Rethink yoga

March 13, 2014
Deborah Raiees-Dana

We are cultural beings. We learn what is acceptable from those around us, and that becomes our unconscious reality. When something is said often enough it becomes true for us, regardless of its ultimate reality.

My devotional this morning highlighted the fact that when the Israelites were in Egypt they had no revelatory word from God, so the giving of the law and the isolation of the tribes in the desert was a means of installing in them a new culture. But cultural shifts are hard, and once we’ve accepted something as reality, we don’t easily let go.

Belief in a spiritual realm where angels and demons are real has largely been dismissed by mainstream Christianity. We have a lot of teaching about God, but we are “ignorant about the plans and schemes of the enemy” (2 Cor. 2:11). Demonic influences have been explained as ignorant superstitions or as the results of mental illnesses. And as long as we believe Satan and his powers are not worth considering, he is free to attack and lay the blame wherever he sees fit. Judgementalism and self-condemnation result.

I pray as I write this that neither of these reactions results from my comments. It is my hope that we all acknowledge the real possibility that we may be deceived or ignorant in certain areas, and that we all desire truth, no matter how disconcerting the truth may be.

My story is too long and complex to explain fully, but I was saved while in elementary school, experimented with witchcraft in junior high, started drugs in high school and was deeply involved with the New Age—including yoga—during my college years. About 30 years ago I turned back to Jesus. About 20 years ago I began the process of being delivered from numerous demonic spirits. I’ve had to wrestle with the reality of how demonic spirits have affected my life as a Christian over the years, but the freedom I’ve experienced and have seen others experience has been the most beautiful thing I’ve known since salvation.

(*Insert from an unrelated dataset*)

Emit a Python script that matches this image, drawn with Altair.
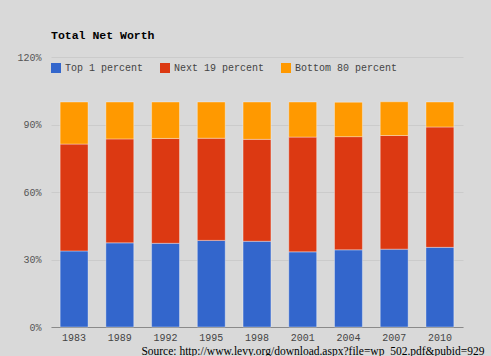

This column is not a theological exegesis, but rather a heartfelt cry. I understand that yoga has become an accepted part of the American culture. The National Institute of Health promotes it vigorously and much of the Church has accepted it as harmless. I have to disagree.

As I have been thinking of all the arguments and reasons why yoga is not as beneficial as we’ve been led to believe, it all keeps coming back to the fact that yoga has its roots in the worship of demonic Hindu gods.

I believe that while yoga may offer some benefits, those benefits have hidden, demonic strings attached. I spoke to one of our chapel speakers years ago about this. He was a Dalit “untouchable” from India who had become a Christian. His view is that yoga is the beautiful face that the very ugly religion of Hinduism uses to sell itself to Americans.

Please know that my intention for writing this is one of love and concern. I understand that most people will probably disagree with me. It is not easy for me to publicly share my story, knowing that it is so counter-cultural. But if my story will bring hope or truth to anyone, it is worth it. I am very open to respectfully discussing any of these issues further. There is more I have left unsaid than I have said.

Ask God to reveal his truth, and then be willing to seek it out. Google “yoga” and dig a bit. Research the presence of exorcism in the Early Church. Search the Scriptures.

We don’t need to be afraid of the demonic realm, but we do need to be wise.